Should you wait for rate relief, or compare offers now?
Because a hold signals no near-term cut, the more productive move is to compare offers today rather than sit on the sidelines hoping the next Bank of Canada interest rate decision delivers a discount. Even in a flat-rate environment, the spread between a good offer and a mediocre one is wide, and that spread is entirely within your control.
A few things do more for your rate than any central-bank meeting:
- Your credit score. A stronger score can shift your quoted rate by several percentage points — often a bigger swing than a year of policy changes.
- Your debt-to-income ratio. Lower monthly obligations relative to income widen the pool of lenders willing to approve you at a competitive rate.
- The lender you choose. Rates, fees, and flexibility vary enormously between banks, credit unions, and online lenders. Comparing several is the single highest-value step you can take.
- The loan type and term. A secured or purpose-built product can price differently than a generic unsecured loan. Browsing personal loans by type helps you match the product to the need.

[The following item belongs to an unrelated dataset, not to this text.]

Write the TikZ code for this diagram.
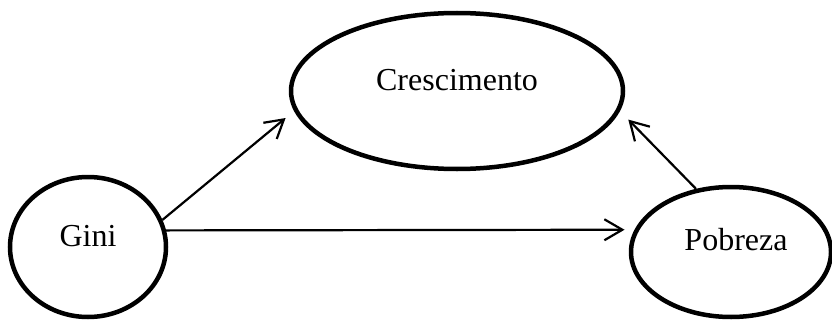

If your credit is thin or bruised, the same logic applies but with extra care — and extra scrutiny of anyone promising "guaranteed" approval. Our explainer on payday loans and no-IBV lending in Canada lays out why the fastest, no-questions options are usually the most expensive, and why a regulated installment loan is almost always the better route.
The bottom line for borrowers
The likely outcome on July 15 — another hold at 2.25% — is not a signal to rush, but it is a signal to stop waiting on the central bank. There is no rate relief being promised, and your own credit profile and choice of lender will move your personal-loan cost far more than the policy rate will. If you need to borrow, compare fixed-rate offers now, lock in a payment you can comfortably afford, and let the Bank of Canada's next move be background noise rather than the thing you build your plans around. Watch the Monetary Policy Report and Macklem's press conference for the tone of the rest of the year, but make your borrowing decision on the numbers in front of you today.
This is general information, not financial advice.